Pope Francis visited a military cemetery in Rome to pray on All Souls’ Day and offered Mass for the faithful departed.
During his live-streamed visit to the French Military Cemetery on Nov. 2, the pope walked past rows of graves, stopping every so often to pray and to give his blessing.
Pope Francis placed white flowers on some of the graves and paused at tombs to pray in silence before he offered Mass on the cemetery grounds.
In his homily, the pope said that as he walked past the tombs, he noticed one without a name. It said: “Unknown. Died for France, 1944.”
“In the heart of God is the name of all of us, but this is the tragedy of the war,” Pope Francis commented.
The pope said that the tombs should be a “message of peace,” which urge people to stop manufacturing the weapons of war.
“These tombs which speak, cry out … They cry out from within. They cry out: ‘Peace,’” he said.

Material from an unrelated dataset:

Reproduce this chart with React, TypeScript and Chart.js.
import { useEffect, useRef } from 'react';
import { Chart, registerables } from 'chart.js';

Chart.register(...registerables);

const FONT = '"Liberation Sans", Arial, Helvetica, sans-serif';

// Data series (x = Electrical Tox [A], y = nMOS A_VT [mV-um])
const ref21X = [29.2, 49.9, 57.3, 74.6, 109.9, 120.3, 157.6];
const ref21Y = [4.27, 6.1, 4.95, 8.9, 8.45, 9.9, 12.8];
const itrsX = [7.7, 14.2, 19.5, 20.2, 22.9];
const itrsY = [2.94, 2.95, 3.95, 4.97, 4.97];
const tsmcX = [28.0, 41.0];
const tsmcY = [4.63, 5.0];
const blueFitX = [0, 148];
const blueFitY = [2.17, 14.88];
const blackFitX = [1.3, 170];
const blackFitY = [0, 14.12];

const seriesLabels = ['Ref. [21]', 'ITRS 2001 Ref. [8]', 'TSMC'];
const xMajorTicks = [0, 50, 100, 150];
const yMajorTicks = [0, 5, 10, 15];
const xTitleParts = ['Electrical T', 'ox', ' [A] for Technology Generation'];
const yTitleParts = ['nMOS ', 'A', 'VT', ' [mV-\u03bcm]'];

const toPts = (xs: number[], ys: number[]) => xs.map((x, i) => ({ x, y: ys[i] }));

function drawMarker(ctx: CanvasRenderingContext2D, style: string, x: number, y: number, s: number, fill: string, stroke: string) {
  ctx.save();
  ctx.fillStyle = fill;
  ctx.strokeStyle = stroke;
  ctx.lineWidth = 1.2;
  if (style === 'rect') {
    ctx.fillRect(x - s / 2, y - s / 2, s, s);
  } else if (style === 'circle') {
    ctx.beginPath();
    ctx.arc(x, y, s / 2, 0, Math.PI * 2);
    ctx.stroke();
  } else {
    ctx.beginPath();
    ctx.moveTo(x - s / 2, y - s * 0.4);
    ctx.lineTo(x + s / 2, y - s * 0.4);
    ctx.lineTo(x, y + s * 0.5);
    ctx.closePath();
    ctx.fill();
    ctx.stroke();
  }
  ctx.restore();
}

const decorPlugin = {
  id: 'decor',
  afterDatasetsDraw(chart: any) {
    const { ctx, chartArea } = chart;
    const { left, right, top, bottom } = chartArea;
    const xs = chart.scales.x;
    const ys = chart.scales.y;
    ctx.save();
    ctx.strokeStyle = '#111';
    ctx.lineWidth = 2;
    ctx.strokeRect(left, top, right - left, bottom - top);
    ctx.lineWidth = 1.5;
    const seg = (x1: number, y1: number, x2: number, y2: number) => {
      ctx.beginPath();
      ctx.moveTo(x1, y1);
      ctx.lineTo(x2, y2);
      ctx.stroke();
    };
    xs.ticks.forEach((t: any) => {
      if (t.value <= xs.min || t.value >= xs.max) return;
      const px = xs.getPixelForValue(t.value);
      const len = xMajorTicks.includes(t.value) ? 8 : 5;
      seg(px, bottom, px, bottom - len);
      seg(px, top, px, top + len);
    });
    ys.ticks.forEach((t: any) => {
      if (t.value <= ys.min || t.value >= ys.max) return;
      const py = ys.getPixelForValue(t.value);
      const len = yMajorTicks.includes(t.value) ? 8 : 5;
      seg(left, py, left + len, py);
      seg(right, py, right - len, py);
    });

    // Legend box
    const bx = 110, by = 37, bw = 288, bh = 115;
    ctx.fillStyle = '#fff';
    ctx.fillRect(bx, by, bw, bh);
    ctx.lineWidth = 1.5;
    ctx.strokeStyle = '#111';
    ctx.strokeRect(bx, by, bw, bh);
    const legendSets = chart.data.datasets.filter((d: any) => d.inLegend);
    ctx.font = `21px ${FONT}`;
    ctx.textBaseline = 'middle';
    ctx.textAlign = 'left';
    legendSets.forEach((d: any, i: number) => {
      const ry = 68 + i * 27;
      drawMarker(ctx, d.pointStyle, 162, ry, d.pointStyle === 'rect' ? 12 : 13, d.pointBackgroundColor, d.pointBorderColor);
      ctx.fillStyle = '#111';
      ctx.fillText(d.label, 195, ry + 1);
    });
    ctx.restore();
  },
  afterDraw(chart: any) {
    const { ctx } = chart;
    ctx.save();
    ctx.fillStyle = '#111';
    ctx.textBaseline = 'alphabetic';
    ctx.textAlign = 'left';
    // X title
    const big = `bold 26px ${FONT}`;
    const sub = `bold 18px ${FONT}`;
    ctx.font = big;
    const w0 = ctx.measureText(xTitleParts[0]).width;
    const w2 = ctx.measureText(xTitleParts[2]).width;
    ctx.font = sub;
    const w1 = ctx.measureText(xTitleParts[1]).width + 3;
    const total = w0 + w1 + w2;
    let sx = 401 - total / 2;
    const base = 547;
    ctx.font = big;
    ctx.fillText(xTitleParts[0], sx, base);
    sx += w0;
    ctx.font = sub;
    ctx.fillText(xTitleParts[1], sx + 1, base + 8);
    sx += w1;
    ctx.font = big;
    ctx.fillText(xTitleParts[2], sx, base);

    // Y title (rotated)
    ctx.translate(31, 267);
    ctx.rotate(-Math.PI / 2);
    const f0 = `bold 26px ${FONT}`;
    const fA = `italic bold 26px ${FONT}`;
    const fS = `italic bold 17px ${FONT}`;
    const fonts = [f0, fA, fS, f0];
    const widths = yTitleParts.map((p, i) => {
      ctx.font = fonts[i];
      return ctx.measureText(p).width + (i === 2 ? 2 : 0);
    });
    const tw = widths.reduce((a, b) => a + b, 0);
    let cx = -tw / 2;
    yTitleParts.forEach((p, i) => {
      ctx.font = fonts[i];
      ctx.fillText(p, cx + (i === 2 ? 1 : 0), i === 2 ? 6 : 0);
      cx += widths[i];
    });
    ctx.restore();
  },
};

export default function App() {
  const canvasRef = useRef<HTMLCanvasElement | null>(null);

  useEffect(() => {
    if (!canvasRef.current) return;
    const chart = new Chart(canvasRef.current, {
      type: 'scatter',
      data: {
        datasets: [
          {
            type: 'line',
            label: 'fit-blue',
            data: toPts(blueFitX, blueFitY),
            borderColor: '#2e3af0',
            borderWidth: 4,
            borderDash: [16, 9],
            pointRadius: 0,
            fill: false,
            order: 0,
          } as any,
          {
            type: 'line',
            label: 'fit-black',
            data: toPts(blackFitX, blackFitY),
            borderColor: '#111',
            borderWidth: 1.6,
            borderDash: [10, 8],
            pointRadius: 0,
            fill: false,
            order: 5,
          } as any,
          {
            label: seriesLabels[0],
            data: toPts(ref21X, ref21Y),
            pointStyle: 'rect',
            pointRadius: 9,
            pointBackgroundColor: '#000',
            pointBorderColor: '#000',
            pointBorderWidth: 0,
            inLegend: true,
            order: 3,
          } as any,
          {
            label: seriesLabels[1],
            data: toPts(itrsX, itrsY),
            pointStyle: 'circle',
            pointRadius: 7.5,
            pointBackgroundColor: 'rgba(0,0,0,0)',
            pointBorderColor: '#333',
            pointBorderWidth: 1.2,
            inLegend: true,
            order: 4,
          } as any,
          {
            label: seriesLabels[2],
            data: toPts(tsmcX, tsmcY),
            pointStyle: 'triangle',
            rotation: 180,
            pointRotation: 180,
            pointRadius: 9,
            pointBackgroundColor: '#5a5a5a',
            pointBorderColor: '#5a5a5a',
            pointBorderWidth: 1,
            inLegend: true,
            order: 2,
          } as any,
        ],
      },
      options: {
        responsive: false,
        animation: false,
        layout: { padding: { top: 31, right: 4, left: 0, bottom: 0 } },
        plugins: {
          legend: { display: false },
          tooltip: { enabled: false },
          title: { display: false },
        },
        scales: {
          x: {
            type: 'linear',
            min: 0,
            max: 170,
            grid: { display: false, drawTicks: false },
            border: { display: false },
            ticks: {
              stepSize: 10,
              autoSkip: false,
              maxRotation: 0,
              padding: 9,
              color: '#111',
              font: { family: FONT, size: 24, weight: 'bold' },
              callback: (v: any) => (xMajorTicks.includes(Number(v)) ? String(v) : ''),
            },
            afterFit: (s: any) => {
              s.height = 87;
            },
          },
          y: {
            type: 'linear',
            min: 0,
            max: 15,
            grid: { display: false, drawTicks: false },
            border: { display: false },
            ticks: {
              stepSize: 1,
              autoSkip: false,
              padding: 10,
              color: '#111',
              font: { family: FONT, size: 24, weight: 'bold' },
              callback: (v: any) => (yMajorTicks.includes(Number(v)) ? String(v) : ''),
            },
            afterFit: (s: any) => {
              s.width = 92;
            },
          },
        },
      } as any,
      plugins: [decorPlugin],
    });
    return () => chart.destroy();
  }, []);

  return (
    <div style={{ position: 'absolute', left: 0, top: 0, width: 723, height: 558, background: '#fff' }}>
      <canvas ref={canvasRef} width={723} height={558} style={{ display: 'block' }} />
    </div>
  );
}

The cemetery was created at the end of the Second World War for soldiers who fought for France in Italy, particularly members of the French Expeditionary Force to Italy, which took part in the Battle of Monte Cassino in May 1944.

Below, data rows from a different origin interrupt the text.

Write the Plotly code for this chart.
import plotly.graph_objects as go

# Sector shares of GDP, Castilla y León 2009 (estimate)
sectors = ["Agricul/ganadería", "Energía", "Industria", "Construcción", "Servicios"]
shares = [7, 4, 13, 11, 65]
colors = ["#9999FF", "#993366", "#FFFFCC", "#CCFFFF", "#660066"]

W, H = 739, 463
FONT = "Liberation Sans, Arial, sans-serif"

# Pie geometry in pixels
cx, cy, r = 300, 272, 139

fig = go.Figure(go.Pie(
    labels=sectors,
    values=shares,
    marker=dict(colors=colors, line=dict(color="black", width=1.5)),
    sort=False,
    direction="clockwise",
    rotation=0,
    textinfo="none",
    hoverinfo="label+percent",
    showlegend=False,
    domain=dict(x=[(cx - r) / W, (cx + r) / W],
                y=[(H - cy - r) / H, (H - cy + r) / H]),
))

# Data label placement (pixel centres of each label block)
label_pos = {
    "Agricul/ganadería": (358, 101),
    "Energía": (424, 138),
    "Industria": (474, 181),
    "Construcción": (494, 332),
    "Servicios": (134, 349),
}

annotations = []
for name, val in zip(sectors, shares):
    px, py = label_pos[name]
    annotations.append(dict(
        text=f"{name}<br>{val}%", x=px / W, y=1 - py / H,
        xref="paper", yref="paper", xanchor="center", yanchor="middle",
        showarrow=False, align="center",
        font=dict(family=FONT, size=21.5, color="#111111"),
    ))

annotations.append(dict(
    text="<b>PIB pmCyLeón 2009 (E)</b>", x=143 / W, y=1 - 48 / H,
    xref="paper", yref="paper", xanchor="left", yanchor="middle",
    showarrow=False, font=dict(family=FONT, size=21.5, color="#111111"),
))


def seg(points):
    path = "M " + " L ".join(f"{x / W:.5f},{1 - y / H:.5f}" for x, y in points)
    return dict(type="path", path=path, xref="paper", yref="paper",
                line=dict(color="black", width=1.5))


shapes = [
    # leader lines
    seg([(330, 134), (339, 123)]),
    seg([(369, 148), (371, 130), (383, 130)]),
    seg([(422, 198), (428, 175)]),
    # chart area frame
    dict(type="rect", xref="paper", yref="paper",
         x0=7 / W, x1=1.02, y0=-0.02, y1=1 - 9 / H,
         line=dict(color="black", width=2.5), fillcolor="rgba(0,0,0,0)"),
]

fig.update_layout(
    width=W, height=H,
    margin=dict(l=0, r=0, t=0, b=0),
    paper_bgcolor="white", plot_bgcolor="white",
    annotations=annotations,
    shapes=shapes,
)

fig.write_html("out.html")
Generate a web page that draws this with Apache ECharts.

Many of the soldiers buried in the cemetery were from Morocco and Tunisia, according to Vatican News, which reported that of the 1,888 soldiers buried in the cemetery in Rome, 1,142 were Muslim. These graves are marked with a crescent moon on each tombstone.
“I am sure that all these who have gone in goodwill, called by their homeland to defend it, are with the Lord. But do we, who are on the way, do we fight sufficiently so that there are no wars?” the pope asked.

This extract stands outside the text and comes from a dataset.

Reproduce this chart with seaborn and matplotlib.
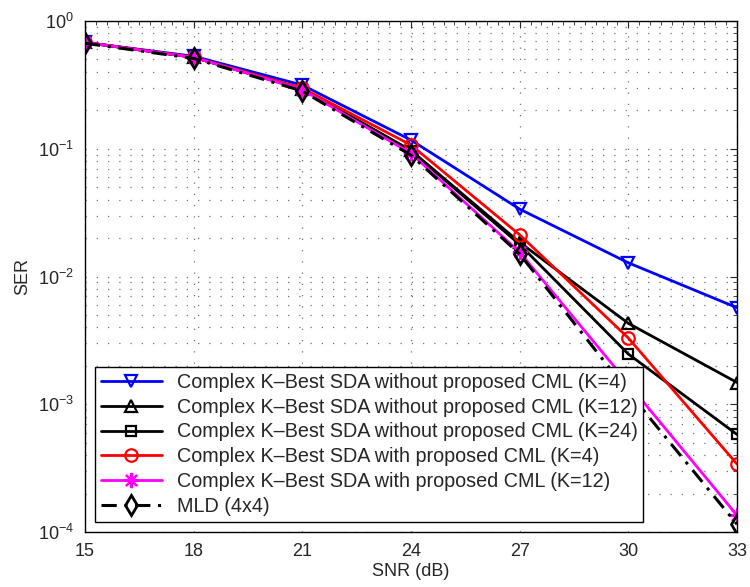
import matplotlib
matplotlib.use("Agg")
import matplotlib.pyplot as plt
import seaborn as sns
import numpy as np
import pandas as pd
from matplotlib.ticker import LogLocator, MultipleLocator, NullFormatter

snr = [15, 18, 21, 24, 27, 30, 33]
ser_k4_without = [0.68, 0.53, 0.315, 0.117, 0.0337, 0.0128, 0.0057]
ser_k12_without = [0.68, 0.52, 0.295, 0.097, 0.0185, 0.0043, 0.00148]
ser_k24_without = [0.68, 0.52, 0.293, 0.096, 0.0178, 0.00247, 0.00058]
ser_k4_with = [0.68, 0.52, 0.298, 0.107, 0.0212, 0.0033, 0.00034]
ser_k12_with = [0.68, 0.52, 0.29, 0.092, 0.0155, 0.00145, 0.000135]
ser_mld = [0.67, 0.51, 0.283, 0.089, 0.0150, 0.00125, 0.000115]

labels = [
    "Complex K\u2013Best SDA without proposed CML (K=4)",
    "Complex K\u2013Best SDA without proposed CML (K=12)",
    "Complex K\u2013Best SDA without proposed CML (K=24)",
    "Complex K\u2013Best SDA with proposed CML (K=4)",
    "Complex K\u2013Best SDA with proposed CML (K=12)",
    "MLD (4x4)",
]
series = [ser_k4_without, ser_k12_without, ser_k24_without, ser_k4_with, ser_k12_with, ser_mld]

sns.set_style("white")
plt.rcParams['font.family'] = ['Liberation Sans', 'DejaVu Sans']
plt.rcParams['mathtext.fontset'] = 'custom'
plt.rcParams['mathtext.rm'] = 'Liberation Sans'
plt.rcParams['mathtext.it'] = 'Liberation Sans'

fig = plt.figure(figsize=(7.5, 5.87), dpi=100)
ax = fig.add_axes([0.1133, 0.0937, 0.8694, 0.8705])

styles = [
    dict(color="#0000ff", marker="v", ls="-", ms=9, mew=1.6, lw=2.0),
    dict(color="black", marker="^", ls="-", ms=9, mew=1.6, lw=2.0),
    dict(color="black", marker="s", ls="-", ms=7, mew=1.6, lw=2.0),
    dict(color="#ff0000", marker="o", ls="-", ms=9, mew=1.6, lw=2.0),
    dict(color="#ff00ff", marker=(8, 2, 0), ls="-", ms=11, mew=1.6, lw=2.0),
    dict(color="black", marker="d", ls=(0, (5, 2.5, 1, 2.5)), ms=10, mew=2.0, lw=2.2),
]

for lab, vals, st in zip(labels, series, styles):
    df = pd.DataFrame({"snr": snr, "ser": vals})
    sns.lineplot(data=df, x="snr", y="ser", ax=ax, label=lab, color=st["color"],
                 marker=st["marker"], linestyle=st["ls"], markersize=st["ms"],
                 markerfacecolor="none", markeredgecolor=st["color"],
                 markeredgewidth=st["mew"], linewidth=st["lw"], sort=False)

ax.set_yscale("log")
ax.set_xlim(15, 33)
ax.set_ylim(1e-4, 1)
ax.set_xticks(snr)
ax.xaxis.set_minor_locator(MultipleLocator(0.3))
ax.yaxis.set_major_locator(LogLocator(base=10, numticks=10))
ax.yaxis.set_minor_locator(LogLocator(base=10, subs=np.arange(2, 10), numticks=100))
ax.yaxis.set_minor_formatter(NullFormatter())

gridstyle = dict(color="#444444", linestyle=(0, (1, 8)), linewidth=0.9, alpha=0.75)
ax.grid(True, which="major", axis="both", **gridstyle)
ax.grid(True, which="minor", axis="y", **gridstyle)

ax.tick_params(which="both", direction="in", top=True, right=True, labelsize=13, pad=8)
ax.tick_params(which="major", length=5)
ax.tick_params(which="minor", length=3)
for sp in ax.spines.values():
    sp.set_color("black")
    sp.set_linewidth(1.0)

ax.set_xlabel("SNR (dB)", fontsize=13, labelpad=2)
ax.set_ylabel("SER", fontsize=13, labelpad=5)

leg = ax.legend(loc="lower left", bbox_to_anchor=(0.0, 0.0), fontsize=14.2, frameon=True,
                fancybox=False, edgecolor="black", framealpha=1, handlelength=3.1,
                borderpad=0.3, labelspacing=0.3, handletextpad=0.75, borderaxespad=0.5)
leg.get_frame().set_linewidth(1.0)

fig.savefig("out.png", dpi=100)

“Why are the economies of countries fortified by the arms industry?”
There were just over 100 people present at the papal Mass in the military cemetery located some two miles north of the Vatican.
The pope recalled those who died on the shores of Normandy and at the Battle of Anzio near Rome in World War II, as well as at the Piave River in Italy in World War I.
“These people — good people — died in war, they died because they were called to defend their homeland, to defend values, to defend ideals and, many other times, to defend sad and lamentable political situations,” Pope Francis said.
“And they are the victims, the victims of war, which eats the children of the fatherland,” he said.
On All Souls’ Day and throughout the month of November, the Church makes a special effort to remember, honor, and pray for the dead.
There are many different cultural traditions around the feast, but one of the most consistently honored is the practice of visiting cemeteries. This year, the Vatican is granting a plenary indulgence to Catholics who visit a cemetery to pray for the dead on any day in the month of November.
Last year, the pope visited the Teutonic Cemetery in Vatican City, and in 2019 he offered All Souls’ Day Mass in the Catacombs of Priscilla, one of the prominent catacombs of the early Church in Rome.
In 2018, Pope Francis offered Mass in a cemetery for deceased children and unborn babies called the “Garden of Angels,” located in the Laurentino Cemetery on the outskirts of Rome.
In his homily at the French military cemetery, the pope recalled a sign he had read at the gate of another cemetery that said: “You who pass, think of your steps, and of your steps think of the last step.”
“May the Lord help us to sow and keep these ... thoughts in our hearts,” he said.